Smoke tests are a minimal, fast-running subset of tests that verify an application is stable enough to proceed with deeper testing. They run immediately after deployment to confirm that critical endpoints are reachable, core functionality is operational, and no catastrophic failures are present. Unlike regression suites that can take minutes or hours to complete, smoke tests finish in seconds and provide an immediate go/no-go signal before any further testing begins. In deployment pipelines, smoke tests serve as the first gate: if smoke tests fail, the deployment is rolled back before investing time in comprehensive regression testing.

The tool generates smoke tests targeting the critical paths of a REST API from an OpenAPI specification. Required inputs are the base URL of the deployed service, the target endpoints to validate in the smoke check, and the authentication method. The generator produces a deterministic smoke test suite that confirms each critical endpoint returns an expected status code and valid response schema. Generated tests are minimal by design: they validate that the service is alive and responding correctly, not that every edge case is handled correctly. The focus is speed and reliability. A complete smoke test suite for a typical microservice with ten critical endpoints executes in under fifteen seconds.

Smoke tests deliver maximum value when they run automatically on every deployment. The standard pattern: deployment completes, smoke tests run against the newly deployed environment, pass or fail result gates further testing and promotion to the next stage. If smoke tests pass, the pipeline proceeds to regression testing. If smoke tests fail, the deployment is rolled back immediately without wasting time on comprehensive testing. Because Skyramp generates smoke tests deterministically from the API spec, the smoke suite stays synchronized with the API automatically when the spec is changed and tests are updated. There is no manual maintenance burden as endpoints are added or modified. Regenerating tests produces identical output for unchanged endpoints and updated tests for modified endpoints.

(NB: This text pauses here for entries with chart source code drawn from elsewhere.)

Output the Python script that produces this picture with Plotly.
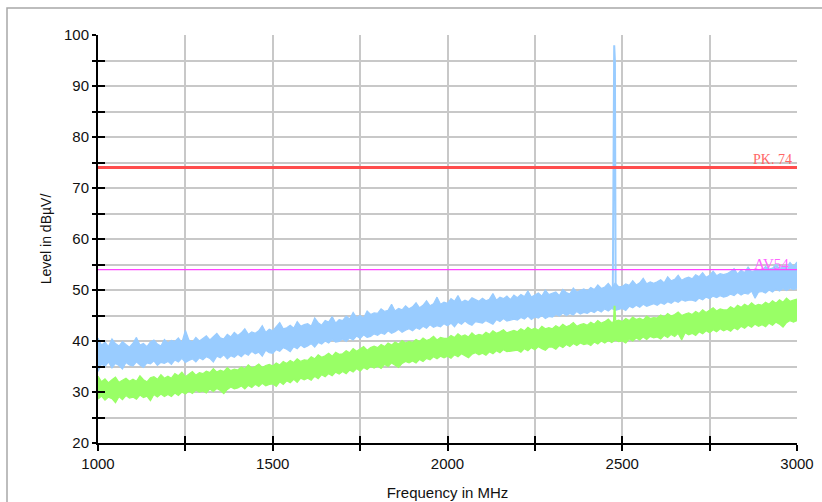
import plotly.graph_objects as go

# ---------------- data ----------------
freq_start = 1000
freq_step = 10
n_points = 201
freq = [freq_start + i * freq_step for i in range(n_points)]

# Peak trace (blue): upper / lower envelope of the noisy band, dBuV
peak_upper = [
    40.6, 39.2, 39.8, 38.9, 40.4, 39.5, 39.0, 39.9, 39.3, 38.8,
    39.6, 40.7, 39.2, 39.5, 38.9, 39.8, 40.2, 39.4, 39.0, 40.3,
    39.6, 40.1, 39.9, 40.6, 39.7, 42.1, 40.2, 39.8, 40.7, 40.0,
    40.5, 41.0, 40.2, 40.9, 41.5, 40.6, 40.4, 41.3, 40.8, 41.7,
    41.1, 41.6, 42.4, 41.3, 41.8, 41.5, 42.0, 43.0, 41.7, 42.3,
    42.0, 42.8, 43.6, 42.4, 42.6, 43.1, 42.5, 43.8, 42.9, 43.2,
    43.4, 42.9, 44.5, 43.6, 43.1, 44.0, 43.7, 44.8, 43.5, 44.2,
    44.0, 44.9, 44.3, 45.6, 44.6, 45.0, 44.5, 45.9, 45.2, 45.5,
    45.4, 46.3, 45.8, 46.0, 47.2, 45.9, 46.4, 46.1, 46.9, 46.3,
    46.7, 47.5, 46.5, 47.0, 47.9, 46.9, 47.3, 48.6, 47.2, 47.6,
    47.4, 48.3, 47.8, 48.9, 47.6, 48.0, 47.7, 48.5, 48.1, 47.8,
    48.4, 47.9, 48.2, 49.3, 48.0, 48.6, 48.3, 48.8, 48.1, 49.0,
    48.5, 49.1, 48.7, 49.8, 48.6, 49.0, 49.4, 48.8, 50.0, 49.1,
    49.3, 49.6, 48.9, 50.1, 49.5, 49.2, 50.4, 49.6, 49.9, 50.2,
    49.8, 50.5, 50.1, 51.0, 50.3, 50.6, 51.3, 50.4, 51.4, 50.6,
    50.7, 51.2, 50.9, 51.8, 51.0, 51.4, 52.3, 51.2, 51.6, 51.3,
    51.6, 52.0, 51.4, 52.6, 51.8, 52.1, 52.9, 51.9, 52.3, 52.5,
    52.2, 53.0, 52.6, 53.4, 52.5, 52.9, 53.7, 52.8, 53.2, 53.0,
    53.2, 53.6, 54.2, 53.1, 53.9, 53.4, 54.5, 53.6, 53.8, 54.0,
    53.9, 54.6, 54.1, 54.3, 55.0, 54.2, 54.7, 54.4, 55.4, 54.6,
    55.5,
]
peak_lower = [
    34.0, 35.5, 35.0, 35.9, 34.7, 35.6, 35.2, 34.5, 35.8, 35.3,
    35.1, 35.9, 35.3, 34.8, 35.7, 35.5, 36.1, 35.2, 35.8, 35.6,
    36.0, 35.4, 36.3, 35.9, 36.6, 35.8, 36.2, 36.5, 35.9, 36.7,
    36.3, 36.9, 36.6, 35.9, 37.0, 36.7, 37.3, 36.5, 37.1, 36.8,
    37.4, 36.9, 37.6, 37.2, 38.0, 37.5, 37.8, 37.0, 38.2, 37.7,
    37.6, 38.3, 38.0, 38.7, 38.4, 37.9, 38.9, 38.5, 39.2, 38.7,
    39.0, 39.5, 38.8, 39.7, 39.4, 40.0, 39.6, 40.3, 39.8, 39.9,
    40.4, 39.9, 40.6, 40.2, 41.0, 40.5, 41.2, 40.7, 40.9, 41.4,
    41.1, 41.6, 41.3, 42.0, 41.5, 41.8, 42.3, 41.7, 42.1, 42.4,
    42.0, 42.6, 42.3, 42.9, 42.5, 43.2, 42.7, 43.0, 42.8, 43.4,
    43.0, 43.5, 42.8, 43.7, 43.3, 43.9, 43.4, 43.1, 43.8, 43.6,
    43.5, 44.0, 43.6, 43.3, 44.2, 43.8, 44.4, 43.9, 44.1, 44.3,
    44.1, 44.6, 44.3, 44.9, 44.2, 44.7, 44.5, 45.0, 44.4, 44.8,
    44.7, 45.2, 44.9, 45.5, 45.0, 45.4, 45.1, 45.8, 45.3, 45.6,
    45.4, 45.9, 45.6, 46.1, 45.7, 46.3, 45.9, 46.4, 46.0, 46.2,
    46.4, 46.0, 46.8, 46.5, 47.0, 46.6, 47.2, 46.8, 47.1, 47.3,
    47.0, 47.5, 47.2, 47.7, 47.4, 47.9, 47.6, 48.1, 47.8, 48.0,
    48.0, 47.8, 48.4, 48.1, 48.6, 48.3, 48.8, 48.5, 48.9, 48.6,
    48.8, 49.2, 48.9, 49.5, 49.0, 49.4, 49.2, 49.8, 48.4, 49.6,
    49.7, 49.4, 50.0, 49.6, 50.2, 49.8, 50.3, 49.9, 50.4, 50.1,
    50.3,
]

# Average trace (green): upper / lower envelope, dBuV
avg_upper = [
    33.1, 32.0, 32.6, 31.8, 32.4, 32.9, 31.9, 32.3, 32.7, 32.1,
    32.5, 32.1, 33.2, 32.4, 32.0, 32.8, 33.0, 32.5, 33.4, 32.7,
    33.1, 32.7, 33.6, 33.2, 33.9, 33.0, 33.5, 34.0, 33.3, 33.8,
    33.6, 34.1, 33.8, 34.6, 33.9, 34.3, 34.0, 34.8, 34.2, 34.5,
    34.3, 34.9, 34.5, 35.3, 34.7, 35.0, 35.5, 34.8, 35.2, 35.4,
    35.1, 35.7, 35.3, 36.0, 35.6, 36.2, 35.8, 36.5, 36.0, 36.3,
    36.2, 36.9, 36.5, 37.3, 36.8, 37.1, 37.6, 37.0, 37.8, 37.4,
    37.5, 38.1, 37.7, 38.5, 38.0, 38.4, 38.9, 38.2, 38.7, 39.0,
    38.7, 39.3, 38.9, 39.6, 39.2, 39.8, 39.4, 40.1, 39.6, 39.9,
    39.7, 40.3, 39.9, 40.6, 40.1, 40.4, 40.9, 40.2, 40.7, 40.5,
    40.5, 41.1, 40.7, 41.4, 40.9, 41.2, 40.8, 41.6, 41.0, 41.3,
    41.1, 41.7, 41.3, 42.0, 41.5, 41.8, 42.2, 41.6, 41.9, 42.1,
    41.8, 42.4, 42.0, 42.7, 42.2, 42.5, 42.1, 42.9, 42.4, 42.6,
    42.4, 43.0, 42.6, 43.3, 42.8, 43.1, 43.6, 42.9, 43.2, 43.4,
    43.1, 43.7, 43.3, 44.0, 43.5, 43.8, 44.3, 43.6, 43.9, 44.1,
    43.8, 44.4, 44.0, 44.7, 44.2, 44.5, 44.1, 44.9, 44.4, 44.6,
    44.5, 45.1, 44.7, 45.4, 44.9, 45.2, 45.7, 45.0, 45.3, 45.5,
    45.2, 45.8, 45.4, 46.1, 45.6, 46.0, 46.5, 45.9, 46.3, 46.1,
    46.1, 46.7, 46.3, 47.0, 46.6, 47.2, 46.8, 47.5, 46.9, 47.2,
    47.0, 47.6, 47.2, 47.9, 47.4, 48.1, 47.6, 48.4, 47.8, 48.0,
    48.2,
]
avg_lower = [
    28.6, 29.2, 28.4, 29.0, 28.7, 27.9, 29.1, 28.5, 29.3, 28.8,
    29.0, 28.6, 29.4, 28.9, 29.2, 28.3, 29.5, 29.0, 29.6, 29.1,
    29.5, 29.1, 29.8, 29.3, 30.0, 29.6, 30.2, 29.7, 30.4, 30.0,
    30.2, 29.8, 30.6, 30.1, 30.7, 30.3, 29.7, 30.5, 31.0, 30.6,
    30.8, 31.2, 30.6, 31.3, 30.9, 31.5, 31.1, 31.7, 31.2, 31.5,
    31.6, 31.1, 32.0, 31.5, 32.2, 31.8, 32.5, 31.9, 32.7, 32.4,
    32.7, 32.3, 33.1, 32.6, 33.4, 33.0, 33.6, 33.2, 33.9, 33.5,
    34.0, 33.6, 34.3, 33.9, 34.6, 34.1, 34.8, 34.4, 35.0, 34.7,
    35.1, 34.6, 35.4, 35.0, 35.7, 35.3, 34.8, 35.6, 36.0, 35.7,
    36.1, 35.7, 36.4, 36.0, 36.6, 36.3, 36.9, 36.5, 37.0, 36.7,
    37.0, 36.6, 37.3, 36.9, 37.5, 37.1, 36.7, 37.4, 37.7, 37.3,
    37.6, 37.2, 37.9, 37.5, 38.1, 37.7, 38.3, 37.9, 38.0, 38.2,
    38.2, 37.8, 38.5, 38.1, 38.7, 38.3, 38.9, 38.5, 38.2, 38.8,
    38.8, 38.4, 39.1, 38.7, 39.3, 38.9, 39.5, 39.1, 39.6, 39.3,
    39.5, 39.1, 39.8, 39.4, 40.0, 39.6, 40.1, 39.7, 40.2, 39.9,
    40.0, 39.6, 40.4, 40.0, 40.6, 40.2, 40.8, 40.3, 40.9, 40.6,
    40.8, 40.4, 41.1, 40.7, 41.3, 40.9, 41.5, 40.2, 41.6, 41.2,
    41.5, 41.1, 41.8, 41.4, 42.0, 41.6, 42.2, 41.8, 42.4, 42.0,
    42.3, 41.9, 42.6, 42.2, 42.9, 42.5, 43.1, 42.7, 43.3, 42.9,
    43.2, 42.8, 43.5, 43.1, 43.7, 43.3, 42.7, 43.6, 44.0, 43.7,
    44.0,
]

# Carrier spike near 2477 MHz
spike_freq = [2473, 2475, 2477, 2479, 2481]
spike_peak = [50.0, 96.0, 98.0, 95.0, 51.0]
spike_avg_freq = [2476, 2478, 2480]
spike_avg = [43.5, 46.9, 44.0]

# Limit lines
limit_freq = [1000, 3000]
limit_pk = 74
limit_av = 54
limit_pk_label = "PK. 74"
limit_av_label = "AV54"

x_major_ticks = [1000, 1500, 2000, 2500, 3000]
y_major_ticks = [20, 30, 40, 50, 60, 70, 80, 90, 100]

BLUE = "#99ccff"
GREEN = "#99ff66"
RED = "#ff4d4d"
MAGENTA = "#ff44ff"

fig = go.Figure()

# Blue band
fig.add_trace(go.Scatter(x=freq, y=peak_lower, mode="lines",
                         line=dict(color=BLUE, width=1.2), hoverinfo="skip"))
fig.add_trace(go.Scatter(x=freq, y=peak_upper, mode="lines",
                         line=dict(color=BLUE, width=1.2), fill="tonexty",
                         fillcolor=BLUE, hoverinfo="skip"))
# Green band
fig.add_trace(go.Scatter(x=freq, y=avg_lower, mode="lines",
                         line=dict(color=GREEN, width=1.2), hoverinfo="skip"))
fig.add_trace(go.Scatter(x=freq, y=avg_upper, mode="lines",
                         line=dict(color=GREEN, width=1.2), fill="tonexty",
                         fillcolor=GREEN, hoverinfo="skip"))
# Spikes
fig.add_trace(go.Scatter(x=spike_freq, y=spike_peak, mode="lines",
                         line=dict(color=BLUE, width=2)))
fig.add_trace(go.Scatter(x=spike_avg_freq, y=spike_avg, mode="lines",
                         line=dict(color=GREEN, width=2)))

# Limits
fig.add_trace(go.Scatter(x=limit_freq, y=[limit_pk] * len(limit_freq), mode="lines",
                         line=dict(color=RED, width=3)))
fig.add_trace(go.Scatter(x=limit_freq, y=[limit_av] * len(limit_freq), mode="lines",
                         line=dict(color=MAGENTA, width=1.3)))

fig.add_annotation(x=limit_freq[-1], y=limit_pk, text=limit_pk_label, showarrow=False,
                   xanchor="right", yanchor="bottom", xshift=-3, yshift=-1,
                   font=dict(family="Liberation Serif, DejaVu Serif, serif", size=14,
                             color="#ff6666"))
fig.add_annotation(x=limit_freq[-1], y=limit_av, text=limit_av_label, showarrow=False,
                   xanchor="right", yanchor="bottom", xshift=-6, yshift=-4,
                   font=dict(family="Liberation Serif, DejaVu Serif, serif", size=15,
                             color="#ff66ff"))

GRID = "#c8c8c8"
FONT = "Liberation Sans, Arial, sans-serif"

fig.update_layout(
    width=822, height=502,
    margin=dict(l=98, r=25, t=35, b=59),
    paper_bgcolor="white", plot_bgcolor="white",
    showlegend=False,
    font=dict(family=FONT, size=15, color="#111111"),
    xaxis=dict(range=[1000, 3000], tickvals=x_major_ticks, automargin=False,
               showgrid=True, gridcolor=GRID, gridwidth=1.5,
               showline=True, linecolor="black", linewidth=2,
               ticks="outside", ticklen=6, tickwidth=1.5, tickcolor="black",
               minor=dict(dtick=250, tick0=1000, ticks="outside", ticklen=6,
                          tickwidth=1.5, tickcolor="black",
                          showgrid=True, gridcolor=GRID, gridwidth=1.5),
               tickfont=dict(size=15), zeroline=False,
               title=dict(text="Frequency in MHz", font=dict(size=15), standoff=16)),
    yaxis=dict(range=[20, 100], tickvals=y_major_ticks, automargin=False,
               showgrid=True, gridcolor=GRID, gridwidth=1.5,
               showline=True, linecolor="black", linewidth=2,
               ticks="outside", ticklen=4, tickwidth=1.5, tickcolor="black",
               minor=dict(dtick=5, tick0=20, ticks="outside", ticklen=4,
                          tickwidth=1.5, tickcolor="black",
                          showgrid=True, gridcolor=GRID, gridwidth=1.5),
               tickfont=dict(size=15), zeroline=False,
               title=dict(text="Level in dBµV/", font=dict(size=14), standoff=9)),
    xaxis2=dict(range=[1000, 3000], overlaying="x", anchor="y", side="bottom",
                tickvals=x_major_ticks, showticklabels=False, showgrid=False,
                ticks="inside", ticklen=7, tickwidth=1.5, tickcolor="black",
                minor=dict(dtick=250, tick0=1000, ticks="inside", ticklen=7,
                           tickwidth=1.5, tickcolor="black"),
                zeroline=False, showline=False, automargin=False),
    yaxis2=dict(range=[20, 100], overlaying="y", anchor="x", side="left",
                tickvals=y_major_ticks, showticklabels=False, showgrid=False,
                ticks="inside", ticklen=7, tickwidth=1.5, tickcolor="black",
                minor=dict(dtick=5, tick0=20, ticks="inside", ticklen=7,
                           tickwidth=1.5, tickcolor="black"),
                zeroline=False, showline=False, automargin=False),
)

# invisible trace so the overlay axes are rendered
fig.add_trace(go.Scatter(x=[], y=[], xaxis="x2", yaxis="y2", mode="lines"))

# outer frame of the report
fig.add_shape(type="rect", xref="paper", yref="paper",
              x0=(7 - 98) / 699, x1=(840 - 98) / 699,
              y0=(443 - 520) / 408, y1=(443 - 8) / 408,
              line=dict(color="#a8a8a8", width=1.5), fillcolor="rgba(0,0,0,0)",
              layer="below")

fig.write_html("out.html",
               config={"displayModeBar": False},
               post_script="document.body.style.margin='0';document.body.style.overflow='hidden';")
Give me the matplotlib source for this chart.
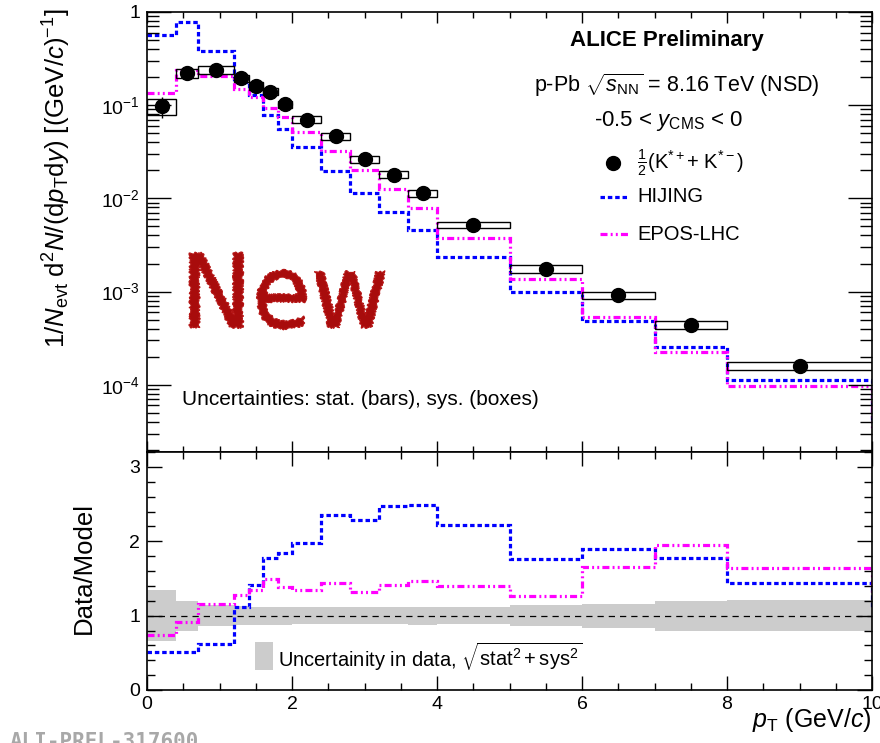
import matplotlib
matplotlib.use("Agg")
import matplotlib.pyplot as plt
import numpy as np
from matplotlib.patches import Rectangle, PathPatch
from matplotlib.textpath import TextPath
from matplotlib.font_manager import FontProperties
from matplotlib.ticker import FixedLocator, MultipleLocator, LogLocator, FuncFormatter, NullFormatter
from matplotlib.transforms import Affine2D

plt.rcParams["font.family"] = ["Liberation Sans", "DejaVu Sans"]
plt.rcParams["mathtext.fontset"] = "custom"
plt.rcParams["mathtext.rm"] = "Liberation Sans"
plt.rcParams["mathtext.it"] = "Liberation Sans:italic"
plt.rcParams["mathtext.bf"] = "Liberation Sans:bold"

# pT bin edges (GeV/c)
edges = [0.0, 0.4, 0.7, 1.2, 1.4, 1.6, 1.8, 2.0, 2.4, 2.8, 3.2, 3.6, 4.0, 5.0, 6.0, 7.0, 8.0, 10.0]
# model bins go one further, clipped at the axis edge
model_edges = edges + [12.0]

# K* yield, 1/2(K*+ + K*-)
data_y = [0.098, 0.22, 0.238, 0.194, 0.161, 0.140, 0.103, 0.070, 0.0468, 0.0265,
          0.0180, 0.0114, 0.0052, 0.00175, 0.00091, 0.00044, 0.00016]
data_stat = [0.25, 0.03, 0.03, 0.03, 0.03, 0.03, 0.03, 0.03, 0.03, 0.03,
             0.03, 0.04, 0.04, 0.05, 0.06, 0.08, 0.10]
data_sys = [0.20, 0.11, 0.10, 0.09, 0.09, 0.09, 0.09, 0.085, 0.085, 0.085,
            0.085, 0.085, 0.085, 0.09, 0.09, 0.10, 0.10]

hijing = [0.566, 0.787, 0.384, 0.178, 0.128, 0.079, 0.0558, 0.0356, 0.0197, 0.0115,
          0.00713, 0.0046, 0.00234, 0.00098, 0.00048, 0.000252, 0.000112, 4.2e-5]
epos = [0.134, 0.238, 0.205, 0.151, 0.121, 0.094, 0.075, 0.0516, 0.0323, 0.0204,
        0.0127, 0.0079, 0.00378, 0.00137, 0.00054, 0.000223, 0.0000977, 3.6e-5]

# ratio panel
ratio_hijing = [0.51, 0.51, 0.62, 1.12, 1.41, 1.77, 1.845, 1.97, 2.35, 2.29,
                2.47, 2.49, 2.22, 1.76, 1.89, 1.77, 1.44, 1.10]
ratio_epos = [0.74, 0.92, 1.16, 1.28, 1.34, 1.49, 1.38, 1.34, 1.445, 1.32,
              1.41, 1.47, 1.40, 1.27, 1.65, 1.95, 1.64, 1.30]
ratio_unc = [0.34, 0.20, 0.14, 0.13, 0.12, 0.12, 0.12, 0.11, 0.11, 0.11,
             0.11, 0.12, 0.11, 0.14, 0.16, 0.20, 0.21]

BLUE = "#0000ff"
MAGENTA = "#ff00ff"
HIJ_LS = (0, (1.4, 0.9))
EPOS_LS = (0, (2.2, 1.0, 0.6, 1.0, 0.6, 1.0))

W, H = 880, 743
fig = plt.figure(figsize=(8.8, 7.43), dpi=100)
ax1 = fig.add_axes([147 / W, (H - 452) / H, 725 / W, 440 / H])
ax2 = fig.add_axes([147 / W, (H - 690) / H, 725 / W, 238 / H])

lo = np.array(edges[:-1])
hi = np.array(edges[1:])
xc = (lo + hi) / 2
y = np.array(data_y)

# ---- top panel
ax1.set_yscale("log")
ax1.stairs(hijing, model_edges, baseline=None, color=BLUE, lw=2.3, ls=HIJ_LS)
ax1.stairs(epos, model_edges, baseline=None, color=MAGENTA, lw=2.3, ls=EPOS_LS)
for l, h, v, s in zip(lo, hi, y, data_sys):
    ax1.add_patch(Rectangle((l, v * (1 - s)), h - l, 2 * v * s,
                            fill=False, edgecolor="black", lw=1.0, zorder=3))
ax1.errorbar(xc, y, yerr=y * np.array(data_stat), fmt="o", color="black",
             ms=10, elinewidth=1.0, capsize=0, zorder=4)
ax1.set_xlim(0, 10)
ax1.set_ylim(1.9e-5, 1)


def log_fmt(v, pos):
    if abs(v - 1) < 1e-9:
        return "1"
    return r"$10^{%d}$" % int(round(np.log10(v)))


ax1.yaxis.set_major_locator(LogLocator(base=10, numticks=10))
ax1.yaxis.set_minor_locator(LogLocator(base=10, subs=np.arange(2, 10), numticks=20))
ax1.yaxis.set_major_formatter(FuncFormatter(log_fmt))
ax1.yaxis.set_minor_formatter(NullFormatter())
ax1.xaxis.set_major_locator(MultipleLocator(2))
ax1.xaxis.set_minor_locator(MultipleLocator(0.5))
ax1.tick_params(axis="x", which="both", labelbottom=False)
ax1.tick_params(axis="y", which="major", length=17, labelsize=14, pad=5)
ax1.tick_params(axis="y", which="minor", length=8.5)
ax1.tick_params(axis="x", which="major", length=8)
ax1.tick_params(axis="x", which="minor", length=4)
ax1.tick_params(which="both", direction="in", top=True, right=True, width=1.0)

# text block
ax1.text(0.717, 0.936, "ALICE Preliminary", transform=ax1.transAxes, ha="center",
         va="center", fontsize=16, fontweight="bold")
ax1.text(0.731, 0.834, r"p-Pb $\sqrt{s_{\mathrm{NN}}}$ = 8.16 TeV (NSD)",
         transform=ax1.transAxes, ha="center", va="center", fontsize=15.5)
ax1.text(0.719, 0.752, r"-0.5 < $y_{\mathrm{CMS}}$ < 0", transform=ax1.transAxes,
         ha="center", va="center", fontsize=16)

# legend
ax1.plot([0.643], [0.657], "o", color="black", ms=10, transform=ax1.transAxes)
ax1.text(0.676, 0.657, r"$\frac{1}{2}$(K$^{*+}$+ K$^{*-}$)", transform=ax1.transAxes,
         ha="left", va="center", fontsize=14.5)
ax1.plot([0.625, 0.663], [0.580, 0.580], color=BLUE, lw=2.3, ls=HIJ_LS,
         transform=ax1.transAxes)
ax1.text(0.676, 0.580, "HIJING", transform=ax1.transAxes, ha="left", va="center",
         fontsize=14.5)
ax1.plot([0.625, 0.663], [0.495, 0.495], color=MAGENTA, lw=2.3, ls=EPOS_LS,
         transform=ax1.transAxes)
ax1.text(0.676, 0.495, "EPOS-LHC", transform=ax1.transAxes, ha="left", va="center",
         fontsize=14.5)

ax1.text(0.048, 0.12, "Uncertainties: stat. (bars), sys. (boxes)",
         transform=ax1.transAxes, ha="left", va="center", fontsize=15)

# "New" badge, rough hand-drawn look
tp = TextPath((0, 0), "New", size=1, prop=FontProperties(family="DejaVu Sans"))
ext = tp.get_extents()
bx0, by0, bw, bh = 190, 253, 195, 76
tr = (Affine2D().translate(-ext.x0, -ext.y0)
      .scale(bw / W / ext.width, bh / H / ext.height)
      .translate(bx0 / W, (H - by0 - bh) / H) + fig.transFigure)
badge = PathPatch(tp, transform=tr, facecolor="#a80c0c", edgecolor="#b51515", lw=0.8)
badge.set_sketch_params(scale=1.0, length=3, randomness=6)
fig.add_artist(badge)

# ---- ratio panel
ax2.stairs(1 + np.array(ratio_unc), edges, baseline=1 - np.array(ratio_unc),
           fill=True, color="#cccccc", lw=0)
ax2.axhline(1, color="black", lw=0.9, ls=(0, (5, 4)))
ax2.stairs(ratio_hijing, model_edges, baseline=None, color=BLUE, lw=2.3, ls=HIJ_LS)
ax2.stairs(ratio_epos, model_edges, baseline=None, color=MAGENTA, lw=2.3, ls=EPOS_LS)
ax2.add_patch(Rectangle((1.49, 0.27), 0.25, 0.38, color="#cccccc", lw=0))
ax2.text(1.81, 0.44, r"Uncertainity in data, $\sqrt{\mathrm{stat}^2 + \mathrm{sys}^2}$",
         ha="left", va="center", fontsize=14.5)
ax2.set_xlim(0, 10)
ax2.set_ylim(0, 3.2)
ax2.xaxis.set_major_locator(MultipleLocator(2))
ax2.xaxis.set_minor_locator(MultipleLocator(0.5))
ax2.yaxis.set_major_locator(FixedLocator([0, 1, 2, 3]))
ax2.yaxis.set_minor_locator(MultipleLocator(0.2))
ax2.tick_params(which="both", direction="in", top=True, right=True, width=1.0,
                labelsize=14)
ax2.tick_params(axis="y", which="major", length=11, pad=5)
ax2.tick_params(axis="y", which="minor", length=6)
ax2.tick_params(axis="x", which="major", length=10, pad=4)
ax2.tick_params(axis="x", which="minor", length=5)

for a in (ax1, ax2):
    for sp in a.spines.values():
        sp.set_linewidth(1.2)

fig.text(57 / W, (H - 178) / H,
         r"1/$N_{\mathrm{evt}}$ d$^{2}$$N$/(d$p_{\mathrm{T}}$d$y$) [(GeV/$c$)$^{-1}$]",
         rotation=90, ha="center", va="center", fontsize=18.5)
fig.text(84 / W, (H - 568) / H, "Data/Model", rotation=90, ha="center", va="center",
         fontsize=18.5)
fig.text(872 / W, (H - 720) / H, r"$p_{\mathrm{T}}$ (GeV/$c$)", ha="right", va="center",
         fontsize=18)
fig.text(10 / W, -5 / H, "ALI-PREL-317600", ha="left", va="baseline", fontsize=15,
         family="DejaVu Sans Mono", fontweight="bold", color="#a8a8a8")

fig.savefig("out.png", dpi=100)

Developers often search for the distinction between smoke and regression testing. Smoke tests are fast, minimal, and deployment-gating. They validate that the service deployed successfully and core functionality is operational. Regression tests are comprehensive, slower, and run to confirm that existing functionality has not broken after a change. Both are necessary in a complete testing strategy. Smoke tests run first to confirm the deployment succeeded and the service is stable. Regression tests run after the smoke check passes to confirm no existing behavior was broken by the deployment. Skyramp generates both types from the same platform with the same deterministic approach, enabling teams to build complete test coverage from specifications.